- **Task goal**
Skip all pictures, then print the remaining material exactly.

- **Dataset excerpt**
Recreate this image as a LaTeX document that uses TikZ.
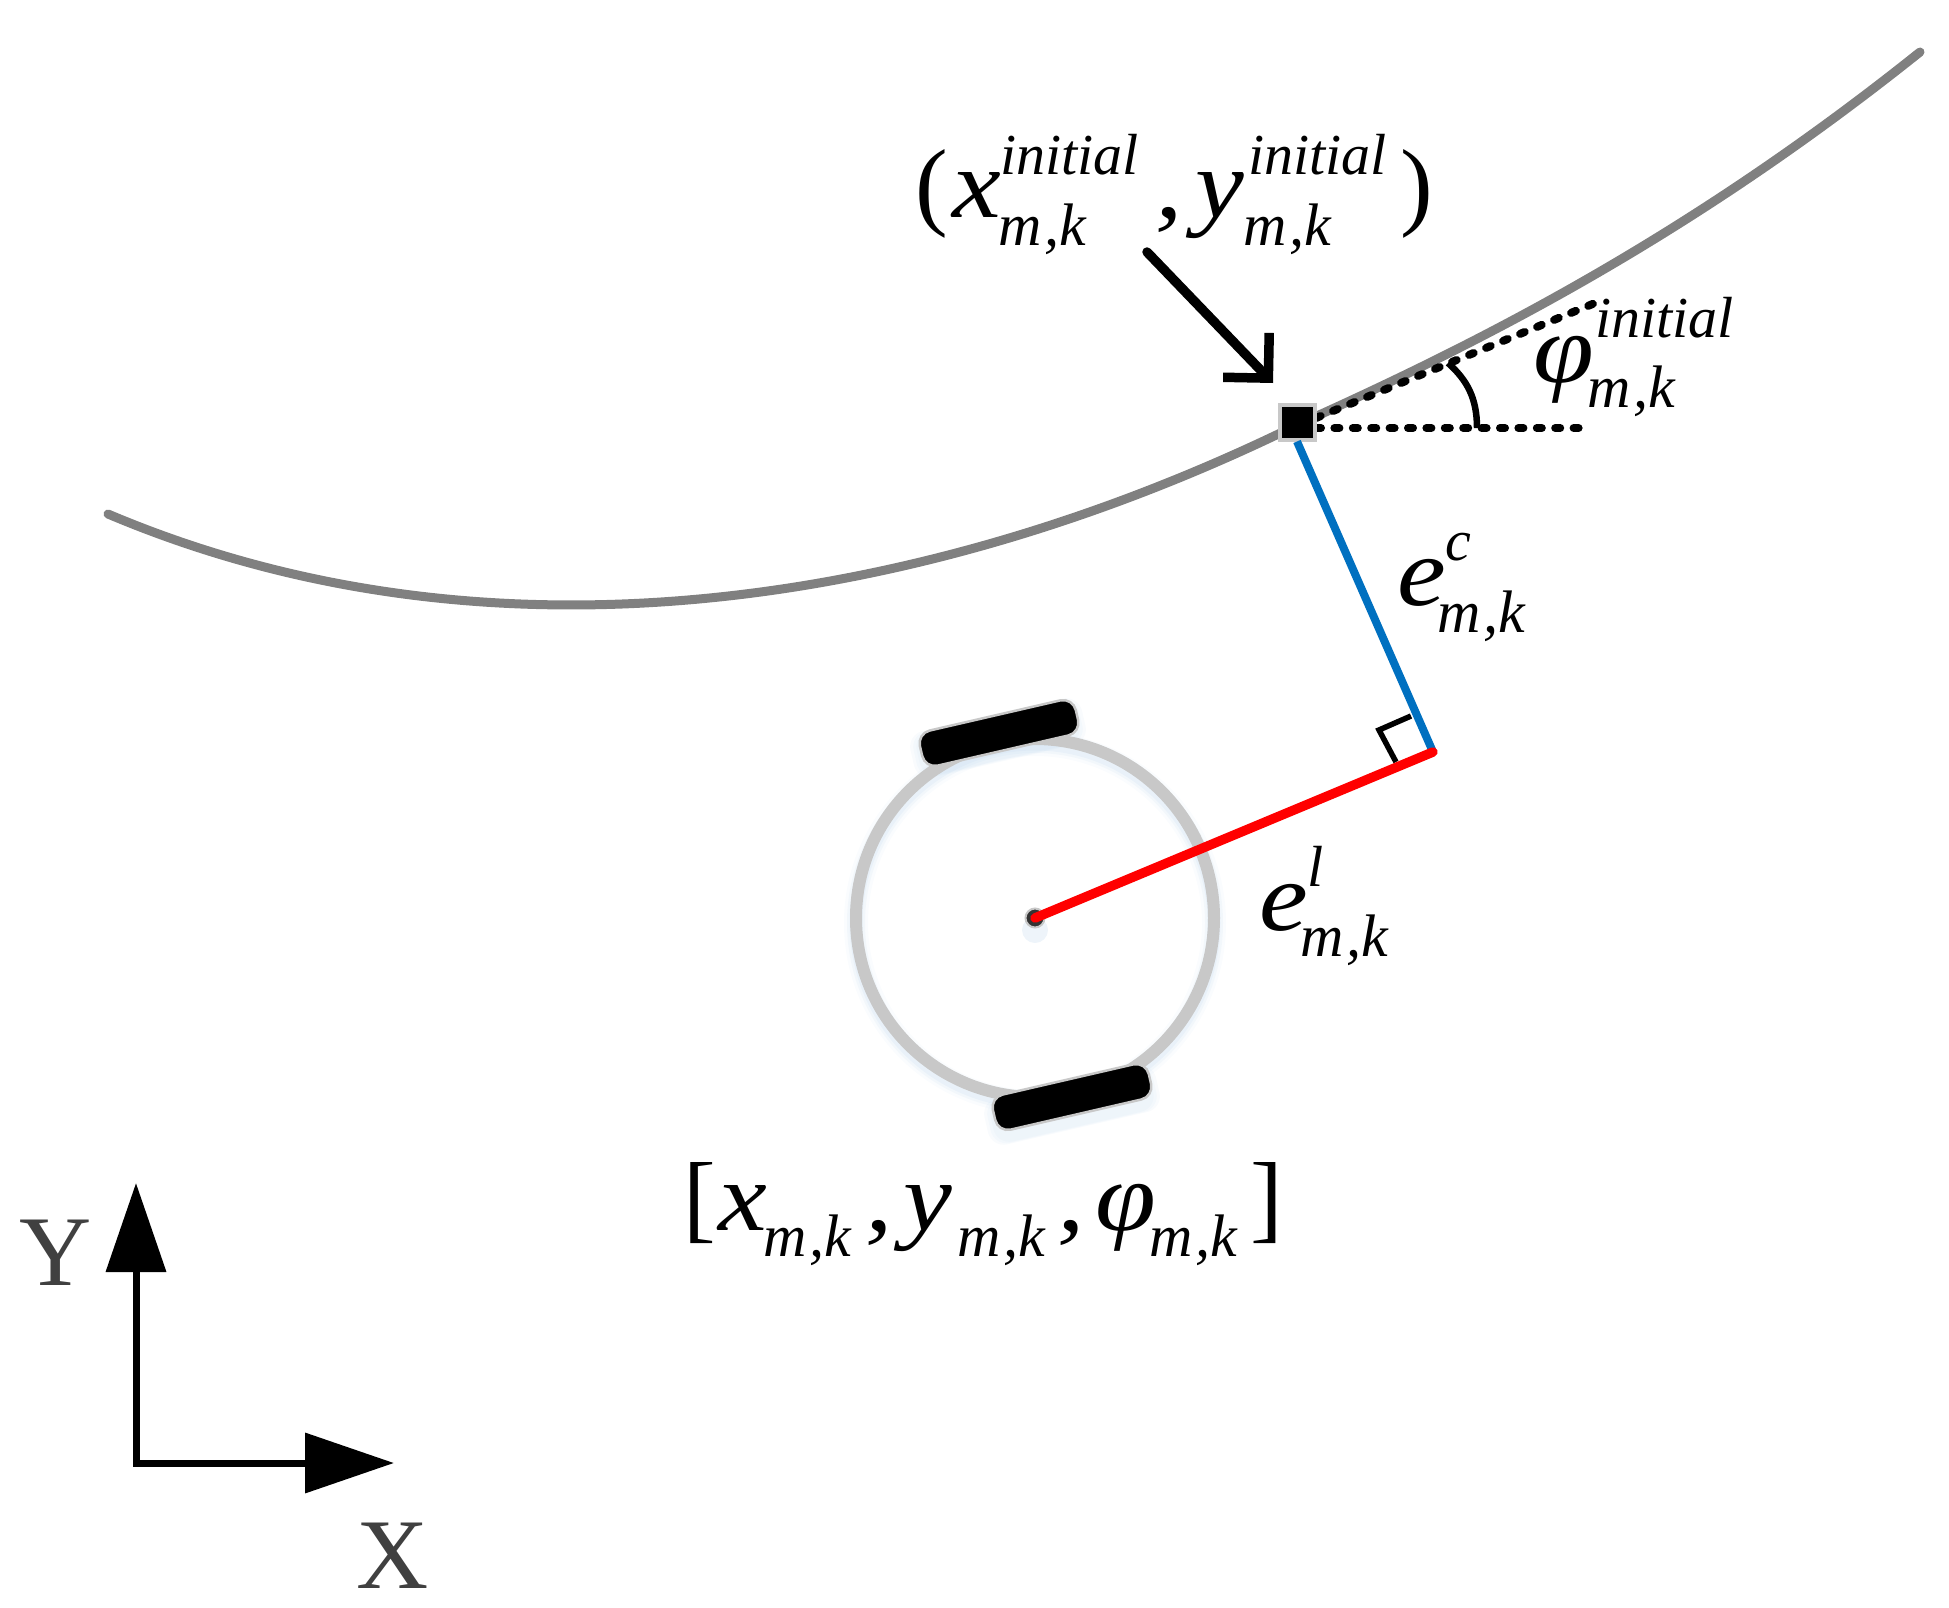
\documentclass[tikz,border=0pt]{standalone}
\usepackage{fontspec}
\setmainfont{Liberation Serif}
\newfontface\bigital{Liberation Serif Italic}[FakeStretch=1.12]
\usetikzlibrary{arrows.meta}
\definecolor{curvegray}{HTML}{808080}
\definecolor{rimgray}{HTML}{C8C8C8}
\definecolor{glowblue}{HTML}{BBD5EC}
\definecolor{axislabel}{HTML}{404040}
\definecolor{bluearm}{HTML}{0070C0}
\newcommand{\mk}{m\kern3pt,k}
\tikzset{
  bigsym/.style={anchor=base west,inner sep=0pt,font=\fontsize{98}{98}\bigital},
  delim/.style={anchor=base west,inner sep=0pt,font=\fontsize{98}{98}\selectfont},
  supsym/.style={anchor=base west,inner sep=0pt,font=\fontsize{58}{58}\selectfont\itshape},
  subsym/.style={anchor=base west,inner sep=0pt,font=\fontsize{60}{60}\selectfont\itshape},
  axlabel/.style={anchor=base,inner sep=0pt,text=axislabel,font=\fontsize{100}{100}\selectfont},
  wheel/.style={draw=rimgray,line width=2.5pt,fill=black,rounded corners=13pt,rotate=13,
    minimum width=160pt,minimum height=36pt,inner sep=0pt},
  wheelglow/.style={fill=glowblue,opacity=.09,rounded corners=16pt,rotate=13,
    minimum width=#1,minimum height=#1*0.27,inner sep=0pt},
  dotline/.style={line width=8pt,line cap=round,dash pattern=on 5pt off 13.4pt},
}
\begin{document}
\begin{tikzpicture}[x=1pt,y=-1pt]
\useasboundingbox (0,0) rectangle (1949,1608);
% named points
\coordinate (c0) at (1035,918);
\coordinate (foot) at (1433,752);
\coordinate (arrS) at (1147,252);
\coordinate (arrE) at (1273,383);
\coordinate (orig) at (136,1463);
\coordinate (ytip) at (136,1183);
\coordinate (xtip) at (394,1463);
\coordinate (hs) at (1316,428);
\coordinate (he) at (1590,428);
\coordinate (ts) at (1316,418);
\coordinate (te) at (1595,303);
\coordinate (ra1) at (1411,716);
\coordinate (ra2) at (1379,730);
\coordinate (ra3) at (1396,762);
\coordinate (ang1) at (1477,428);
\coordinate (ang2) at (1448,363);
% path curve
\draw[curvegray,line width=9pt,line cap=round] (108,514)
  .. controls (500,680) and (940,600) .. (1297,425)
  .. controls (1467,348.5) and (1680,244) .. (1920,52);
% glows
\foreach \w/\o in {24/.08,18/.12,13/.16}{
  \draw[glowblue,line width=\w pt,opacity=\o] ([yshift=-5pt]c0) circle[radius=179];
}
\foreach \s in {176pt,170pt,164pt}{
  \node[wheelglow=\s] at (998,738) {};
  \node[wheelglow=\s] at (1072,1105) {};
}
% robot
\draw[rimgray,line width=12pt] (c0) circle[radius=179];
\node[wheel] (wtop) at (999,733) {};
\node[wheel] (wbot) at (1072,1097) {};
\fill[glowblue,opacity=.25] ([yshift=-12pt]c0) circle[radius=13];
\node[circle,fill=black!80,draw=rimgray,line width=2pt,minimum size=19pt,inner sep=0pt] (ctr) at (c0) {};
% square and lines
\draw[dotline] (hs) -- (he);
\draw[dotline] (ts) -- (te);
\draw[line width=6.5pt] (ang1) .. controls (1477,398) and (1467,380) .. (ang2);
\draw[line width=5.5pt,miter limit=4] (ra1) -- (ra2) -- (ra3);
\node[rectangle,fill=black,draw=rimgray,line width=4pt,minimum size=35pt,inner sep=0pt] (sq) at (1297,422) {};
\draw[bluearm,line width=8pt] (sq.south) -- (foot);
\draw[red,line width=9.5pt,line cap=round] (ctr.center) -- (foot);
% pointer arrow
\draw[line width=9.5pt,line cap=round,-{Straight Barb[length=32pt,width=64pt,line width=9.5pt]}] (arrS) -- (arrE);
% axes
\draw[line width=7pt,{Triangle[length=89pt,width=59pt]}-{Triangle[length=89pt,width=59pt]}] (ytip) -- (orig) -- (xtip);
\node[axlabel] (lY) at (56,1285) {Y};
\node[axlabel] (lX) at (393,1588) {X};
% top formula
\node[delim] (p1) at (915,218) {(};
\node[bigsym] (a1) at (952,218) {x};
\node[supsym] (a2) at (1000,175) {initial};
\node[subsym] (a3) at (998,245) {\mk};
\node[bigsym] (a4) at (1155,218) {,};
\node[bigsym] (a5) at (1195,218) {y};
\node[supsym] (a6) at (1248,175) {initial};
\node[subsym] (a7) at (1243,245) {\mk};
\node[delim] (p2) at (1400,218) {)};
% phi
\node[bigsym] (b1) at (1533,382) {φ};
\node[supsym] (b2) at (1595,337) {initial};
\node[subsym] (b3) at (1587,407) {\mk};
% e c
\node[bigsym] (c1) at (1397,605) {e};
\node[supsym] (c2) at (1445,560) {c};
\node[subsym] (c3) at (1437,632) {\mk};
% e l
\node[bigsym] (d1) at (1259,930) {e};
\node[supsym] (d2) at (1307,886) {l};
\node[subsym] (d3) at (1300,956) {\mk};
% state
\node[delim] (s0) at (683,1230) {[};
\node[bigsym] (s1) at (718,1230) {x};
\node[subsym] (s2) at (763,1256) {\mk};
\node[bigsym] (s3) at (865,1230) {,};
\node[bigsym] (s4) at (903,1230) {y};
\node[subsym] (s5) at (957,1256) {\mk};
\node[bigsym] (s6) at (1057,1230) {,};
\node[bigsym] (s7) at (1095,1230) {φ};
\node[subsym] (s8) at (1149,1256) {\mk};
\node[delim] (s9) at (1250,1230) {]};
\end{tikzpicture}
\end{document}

- **Full answer**
Recreate this image as a LaTeX document that uses TikZ.
\documentclass[tikz,border=0pt]{standalone}
\usepackage{fontspec}
\setmainfont{Liberation Serif}
\newfontface\bigital{Liberation Serif Italic}[FakeStretch=1.12]
\usetikzlibrary{arrows.meta}
\definecolor{curvegray}{HTML}{808080}
\definecolor{rimgray}{HTML}{C8C8C8}
\definecolor{glowblue}{HTML}{BBD5EC}
\definecolor{axislabel}{HTML}{404040}
\definecolor{bluearm}{HTML}{0070C0}
\newcommand{\mk}{m\kern3pt,k}
\tikzset{
  bigsym/.style={anchor=base west,inner sep=0pt,font=\fontsize{98}{98}\bigital},
  delim/.style={anchor=base west,inner sep=0pt,font=\fontsize{98}{98}\selectfont},
  supsym/.style={anchor=base west,inner sep=0pt,font=\fontsize{58}{58}\selectfont\itshape},
  subsym/.style={anchor=base west,inner sep=0pt,font=\fontsize{60}{60}\selectfont\itshape},
  axlabel/.style={anchor=base,inner sep=0pt,text=axislabel,font=\fontsize{100}{100}\selectfont},
  wheel/.style={draw=rimgray,line width=2.5pt,fill=black,rounded corners=13pt,rotate=13,
    minimum width=160pt,minimum height=36pt,inner sep=0pt},
  wheelglow/.style={fill=glowblue,opacity=.09,rounded corners=16pt,rotate=13,
    minimum width=#1,minimum height=#1*0.27,inner sep=0pt},
  dotline/.style={line width=8pt,line cap=round,dash pattern=on 5pt off 13.4pt},
}
\begin{document}
\begin{tikzpicture}[x=1pt,y=-1pt]
\useasboundingbox (0,0) rectangle (1949,1608);
% named points
\coordinate (c0) at (1035,918);
\coordinate (foot) at (1433,752);
\coordinate (arrS) at (1147,252);
\coordinate (arrE) at (1273,383);
\coordinate (orig) at (136,1463);
\coordinate (ytip) at (136,1183);
\coordinate (xtip) at (394,1463);
\coordinate (hs) at (1316,428);
\coordinate (he) at (1590,428);
\coordinate (ts) at (1316,418);
\coordinate (te) at (1595,303);
\coordinate (ra1) at (1411,716);
\coordinate (ra2) at (1379,730);
\coordinate (ra3) at (1396,762);
\coordinate (ang1) at (1477,428);
\coordinate (ang2) at (1448,363);
% path curve
\draw[curvegray,line width=9pt,line cap=round] (108,514)
  .. controls (500,680) and (940,600) .. (1297,425)
  .. controls (1467,348.5) and (1680,244) .. (1920,52);
% glows
\foreach \w/\o in {24/.08,18/.12,13/.16}{
  \draw[glowblue,line width=\w pt,opacity=\o] ([yshift=-5pt]c0) circle[radius=179];
}
\foreach \s in {176pt,170pt,164pt}{
  \node[wheelglow=\s] at (998,738) {};
  \node[wheelglow=\s] at (1072,1105) {};
}
% robot
\draw[rimgray,line width=12pt] (c0) circle[radius=179];
\node[wheel] (wtop) at (999,733) {};
\node[wheel] (wbot) at (1072,1097) {};
\fill[glowblue,opacity=.25] ([yshift=-12pt]c0) circle[radius=13];
\node[circle,fill=black!80,draw=rimgray,line width=2pt,minimum size=19pt,inner sep=0pt] (ctr) at (c0) {};
% square and lines
\draw[dotline] (hs) -- (he);
\draw[dotline] (ts) -- (te);
\draw[line width=6.5pt] (ang1) .. controls (1477,398) and (1467,380) .. (ang2);
\draw[line width=5.5pt,miter limit=4] (ra1) -- (ra2) -- (ra3);
\node[rectangle,fill=black,draw=rimgray,line width=4pt,minimum size=35pt,inner sep=0pt] (sq) at (1297,422) {};
\draw[bluearm,line width=8pt] (sq.south) -- (foot);
\draw[red,line width=9.5pt,line cap=round] (ctr.center) -- (foot);
% pointer arrow
\draw[line width=9.5pt,line cap=round,-{Straight Barb[length=32pt,width=64pt,line width=9.5pt]}] (arrS) -- (arrE);
% axes
\draw[line width=7pt,{Triangle[length=89pt,width=59pt]}-{Triangle[length=89pt,width=59pt]}] (ytip) -- (orig) -- (xtip);
\node[axlabel] (lY) at (56,1285) {Y};
\node[axlabel] (lX) at (393,1588) {X};
% top formula
\node[delim] (p1) at (915,218) {(};
\node[bigsym] (a1) at (952,218) {x};
\node[supsym] (a2) at (1000,175) {initial};
\node[subsym] (a3) at (998,245) {\mk};
\node[bigsym] (a4) at (1155,218) {,};
\node[bigsym] (a5) at (1195,218) {y};
\node[supsym] (a6) at (1248,175) {initial};
\node[subsym] (a7) at (1243,245) {\mk};
\node[delim] (p2) at (1400,218) {)};
% phi
\node[bigsym] (b1) at (1533,382) {φ};
\node[supsym] (b2) at (1595,337) {initial};
\node[subsym] (b3) at (1587,407) {\mk};
% e c
\node[bigsym] (c1) at (1397,605) {e};
\node[supsym] (c2) at (1445,560) {c};
\node[subsym] (c3) at (1437,632) {\mk};
% e l
\node[bigsym] (d1) at (1259,930) {e};
\node[supsym] (d2) at (1307,886) {l};
\node[subsym] (d3) at (1300,956) {\mk};
% state
\node[delim] (s0) at (683,1230) {[};
\node[bigsym] (s1) at (718,1230) {x};
\node[subsym] (s2) at (763,1256) {\mk};
\node[bigsym] (s3) at (865,1230) {,};
\node[bigsym] (s4) at (903,1230) {y};
\node[subsym] (s5) at (957,1256) {\mk};
\node[bigsym] (s6) at (1057,1230) {,};
\node[bigsym] (s7) at (1095,1230) {φ};
\node[subsym] (s8) at (1149,1256) {\mk};
\node[delim] (s9) at (1250,1230) {]};
\end{tikzpicture}
\end{document}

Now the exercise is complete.